Mi piace un po’ tutto, ovviamente però la mia attività primaria è quella dell’attrice. Lo faccio da quando avevo 14 anni, è diventata parte di me. Il teatro ti da la possibilità di utilizzare corpo, cuore e mente a 360°. Ovviamente mi piacciono anche gli altri ambiti, cantare, ballare, sono anche regista e quindi mi piace anche dirigere gli altri attori, insegnare… Mi piace un po’ tutto, ecco, però fondamentalmente la mia passione principale, senza la quale non potrei sopravvivere, è proprio la recitazione. Ti da anche modo di sfogare le tensioni quotidiane, ed è un lavoro di fino. La recitazione ha della basi molto solide. E’ come un palazzo che dev’essere costruito, bisogna studiare attentamente le fondamenta prima di costruirlo passo dopo passo.
- Sappiamo che hai frequentato diversi stage a Londra, e sei per di più laureata alla Link Academy, puoi dirci cosa manca all’industria dello spettacolo italiana per arrivare a livelli di quello inglese?

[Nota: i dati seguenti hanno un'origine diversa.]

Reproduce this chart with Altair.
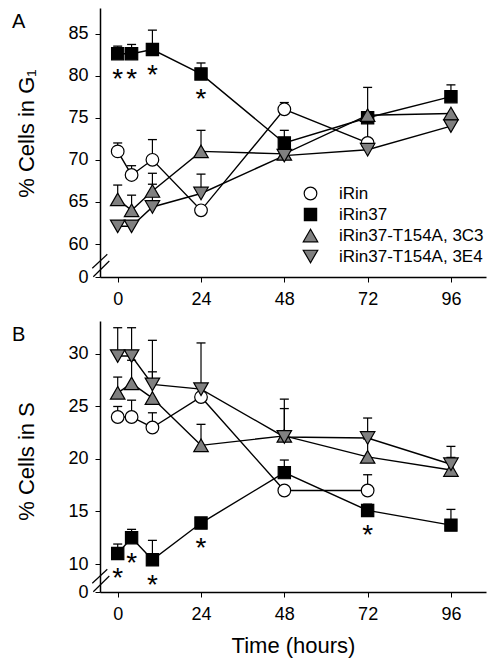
import altair as alt
import pandas as pd

times = [0, 4, 10, 24, 48, 72, 96]
x_ticks = [0, 24, 48, 72, 96]
series = ["iRin", "iRin37", "iRin37-T154A, 3C3", "iRin37-T154A, 3E4"]

# Panel A: % cells in G1 (mean, upward SE)
g1_irin = [71.0, 68.2, 70.0, 64.0, 76.0, 72.0, None]
g1_irin_err = [1.0, 1.1, 2.4, 0.0, 0.8, 2.6, None]
g1_irin37 = [82.6, 82.6, 83.1, 80.2, 72.0, 75.0, 77.5]
g1_irin37_err = [0.9, 1.1, 2.3, 1.3, 1.5, 0.0, 1.4]
g1_3c3 = [65.3, 64.0, 66.3, 71.0, 70.7, 75.3, 75.5]
g1_3c3_err = [1.7, 1.8, 2.1, 2.5, 0.0, 3.3, 0.0]
g1_3e4 = [62.1, 62.1, 64.4, 66.0, 70.5, 71.2, 74.0]
g1_3e4_err = [0.6, 0.4, 2.7, 2.3, 0.0, 0.0, 0.0]
g1_star_times = [0, 4, 10, 24]

# Panel B: % cells in S
s_irin = [24.0, 24.0, 23.0, 25.9, 17.0, 17.0, None]
s_irin_err = [1.0, 1.6, 1.4, 1.0, 0.0, 1.5, None]
s_irin37 = [11.0, 12.5, 10.4, 13.9, 18.7, 15.1, 13.7]
s_irin37_err = [0.9, 0.8, 1.85, 0.5, 1.2, 0.6, 1.5]
s_3c3 = [26.3, 27.2, 25.8, 21.3, 22.2, 20.2, 18.95]
s_3c3_err = [1.5, 2.2, 2.5, 2.0, 2.6, 1.7, 1.2]
s_3e4 = [29.8, 29.8, 27.1, 26.65, 22.1, 22.0, 19.5]
s_3e4_err = [2.7, 2.7, 4.2, 4.4, 3.6, 1.9, 1.7]
s_star_times = [0, 4, 10, 24, 72]

FONT = "Liberation Sans"


def build(vals, errs):
    rows = []
    for name, v_list, e_list in zip(series, vals, errs):
        for t, v, e in zip(times, v_list, e_list):
            if v is None:
                continue
            rows.append({"series": name, "t": t, "v": v, "top": v + (e or 0), "err": e or 0})
    return pd.DataFrame(rows)


df_a = build([g1_irin, g1_irin37, g1_3c3, g1_3e4],
             [g1_irin_err, g1_irin37_err, g1_3c3_err, g1_3e4_err])
df_b = build([s_irin, s_irin37, s_3c3, s_3e4],
             [s_irin_err, s_irin37_err, s_3c3_err, s_3e4_err])

stars_a = pd.DataFrame({"t": g1_star_times,
                        "v": [g1_irin37[times.index(t)] for t in g1_star_times]})
stars_b = pd.DataFrame({"t": s_star_times,
                        "v": [s_irin37[times.index(t)] for t in s_star_times]})


def panel(df, stars, ydomain, yrange, height, yticks, ytitle, title_y, letter,
          show_xtitle, show_legend):
    xenc = alt.X("t:Q",
                 scale=alt.Scale(domain=[-5.1, 106.1], nice=False, zero=False),
                 axis=alt.Axis(values=x_ticks, title="Time (hours)" if show_xtitle else None,
                               titleFontSize=22, titleFont=FONT, titleColor="black",
                               titleFontWeight="normal", titleBaseline="alphabetic", titleY=60,
                               labelFontSize=18, labelFont=FONT, labelColor="black",
                               labelPadding=8, tickSize=5, tickColor="black",
                               domainColor="black", domainWidth=1.5, grid=False))
    yenc = alt.Y("v:Q",
                 scale=alt.Scale(domain=ydomain, range=yrange, nice=False, zero=False),
                 axis=alt.Axis(values=yticks, title=ytitle, titleFontSize=22, titleFont=FONT,
                               titleColor="black", titleFontWeight="normal",
                               titleAngle=270, titleBaseline="alphabetic",
                               titleX=-67, titleY=title_y,
                               labelFontSize=18, labelFont=FONT, labelColor="black",
                               labelPadding=7, tickSize=5, tickColor="black",
                               domainColor="black", domainWidth=1.5, grid=False))
    if show_legend:
        leg = alt.Legend(title=None, orient="none", legendX=202, legendY=177,
                         labelFont=FONT, labelFontSize=17, labelColor="black",
                         symbolStrokeColor="black", symbolStrokeWidth=1.2,
                         rowPadding=2, labelOffset=20, padding=0)
    else:
        leg = None
    shape = alt.Shape("series:N", scale=alt.Scale(domain=series,
                      range=["circle", "square", "triangle-up", "triangle-down"]), legend=leg)
    fill = alt.Fill("series:N", scale=alt.Scale(domain=series,
                    range=["white", "black", "#808080", "#808080"]), legend=leg)
    stroke = alt.Stroke("series:N", scale=alt.Scale(domain=series,
                        range=["black", "black", "black", "black"]), legend=leg)
    size = alt.Size("series:N", scale=alt.Scale(type="ordinal", domain=series,
                    range=[160, 150, 210, 210]), legend=leg)

    base = alt.Chart(df)
    lines = base.mark_line(color="black", strokeWidth=1.4).encode(
        x=xenc, y=yenc, detail="series:N", order="t:Q")
    errdf = base.transform_filter("datum.err > 0")
    bars = errdf.mark_rule(color="black", strokeWidth=1.2).encode(
        x=xenc, y=yenc, y2="top:Q")
    caps = errdf.mark_tick(color="black", orient="horizontal", size=9, thickness=1.3,
                           opacity=1).encode(x=xenc, y=alt.Y("top:Q", scale=alt.Scale(
                               domain=ydomain, range=yrange, nice=False, zero=False)))
    pts = base.mark_point(filled=True, strokeWidth=1.2, opacity=1).encode(
        x=xenc, y=yenc, shape=shape, fill=fill, stroke=stroke, size=size)
    star = alt.Chart(stars).mark_text(text="*", fontSize=28, font=FONT, color="black",
                                      baseline="alphabetic", dy=34).encode(x=xenc, y=yenc)
    one = alt.Data(values=[{"k": 1}])
    lab = alt.Chart(one).mark_text(text=letter, fontSize=20, font=FONT, color="black",
                                   align="left", baseline="alphabetic").encode(
        x=alt.value(-88), y=alt.value(20))
    s1 = alt.Chart(one).mark_rule(color="black", strokeWidth=1.2).encode(
        x=alt.value(-7.7), x2=alt.value(7.3), y=alt.value(height - 8.7), y2=alt.value(height - 22.7))
    s2 = alt.Chart(one).mark_rule(color="black", strokeWidth=1.2).encode(
        x=alt.value(-6.7), x2=alt.value(9.3), y=alt.value(height - 0.3), y2=alt.value(height - 16))
    return alt.layer(lines, bars, caps, pts, star, lab, s1, s2).properties(width=386, height=height)


pa = panel(df_a, stars_a, [0, 60, 88.03], [269, 236, 0], 269,
           [0, 60, 65, 70, 75, 80, 85], "% Cells in G\u2081", 125, "A", False, True)
pb = panel(df_b, stars_b, [0, 10, 33.14], [271, 243, 0], 271,
           [0, 10, 15, 20, 25, 30], "% Cells in S", 140, "B", True, False)

chart = alt.vconcat(pa, pb, spacing=13).resolve_scale(
    y="independent", shape="independent", fill="independent", size="independent",
    stroke="independent"
).resolve_legend(shape="independent", fill="independent", size="independent",
                 stroke="independent").properties(
    padding={"left": 4, "top": 0, "right": 5, "bottom": 5}
).configure_view(stroke=None)

chart.save("out.html", embed_options={"renderer": "svg", "actions": False})
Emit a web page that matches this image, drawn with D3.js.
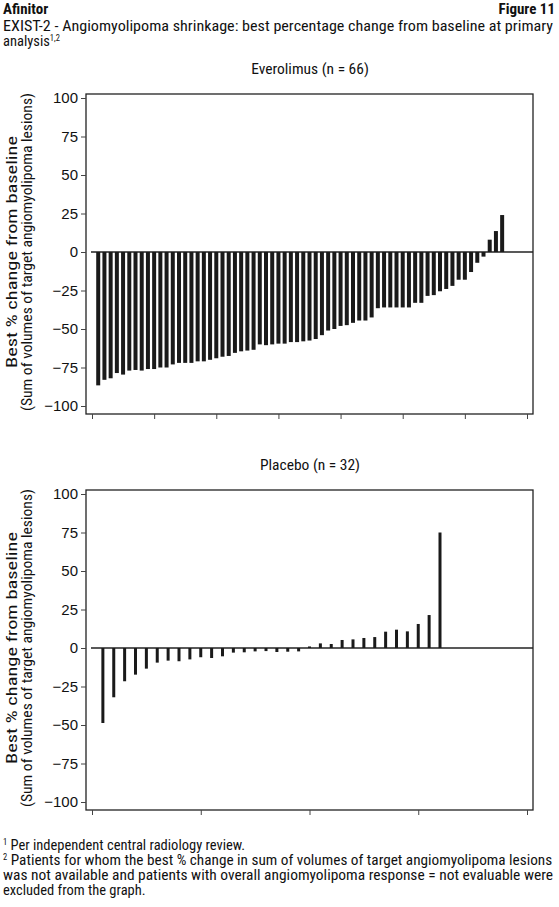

(ride) Potremmo parlare per tre giorni di questo argomento! La mancanza più evidente dell’italia rispetto all’Inghilterra è, da un certo punto di vista, la professionalità. Nel senso che, come dicevamo prima nel paragone tra la recitazione e la costruzione di un palazzo, ci vogliono delle basi. Se un architetto deve costruire un palazzo, deve sapere esattamente come progettarlo, se un medico deve fare un’operazione chirurgica deve sapere esattamente come farla, non si sveglia la mattina dicendo “Oggi voglio fare il medico perché ho il talento”. No, il talento senz’altro è importante, anzi, indispensabile. Ma ci vuole uno studio approfondito sui dei principi del teatro, della recitazione ma anche del cinema, della storia, del doppiaggio… Spesso, per quanto riguarda soprattutto per quanto riguarda il cinema, ci facciamo abbagliare dai Talent. Persone che vengono da altri ambiti vengono inserite nello showbusiness italiano perché portano ascolti, e pubblico. E’ un discorso che per certi versi potrebbe anche funzionare – per la produzione il pubblico è indispensabile – ma è molto rischioso, perché quello che si tende a fare è sminuire la professionalità di quello che ha studiato per fare l’attore. A Londra esiste un sindacato dello spettacolo al quale per accedere devi avere determinati requisiti: una formazione, dei credits. In Italia non esiste una cosa del genere. Se una soubrette un giorno decide di fare l’attrice, in Italia le si spalancano le porte. E’ un peccato, perché d’altro canto, rispetto all’Inghilterra noi Italiani siamo degli istrioni, persone di cuore che mettono il 100% della loro anima in quello che fanno. Se noi riuscissimo a meccanizzare questo nostro “talento”, questo nostro avere il “cuore caldo”, potremmo addirittura surclassare l’industria cinematografica americana e inglese. Dovremmo avere un po’ più di coraggio. Soprattutto i produttori, nel cercare la qualità e non solamente il pubblico.
Ringraziamo Massimo e Annabella per la loro disponibilità e sperando di avervi ancora tra le pagine di Newsgo.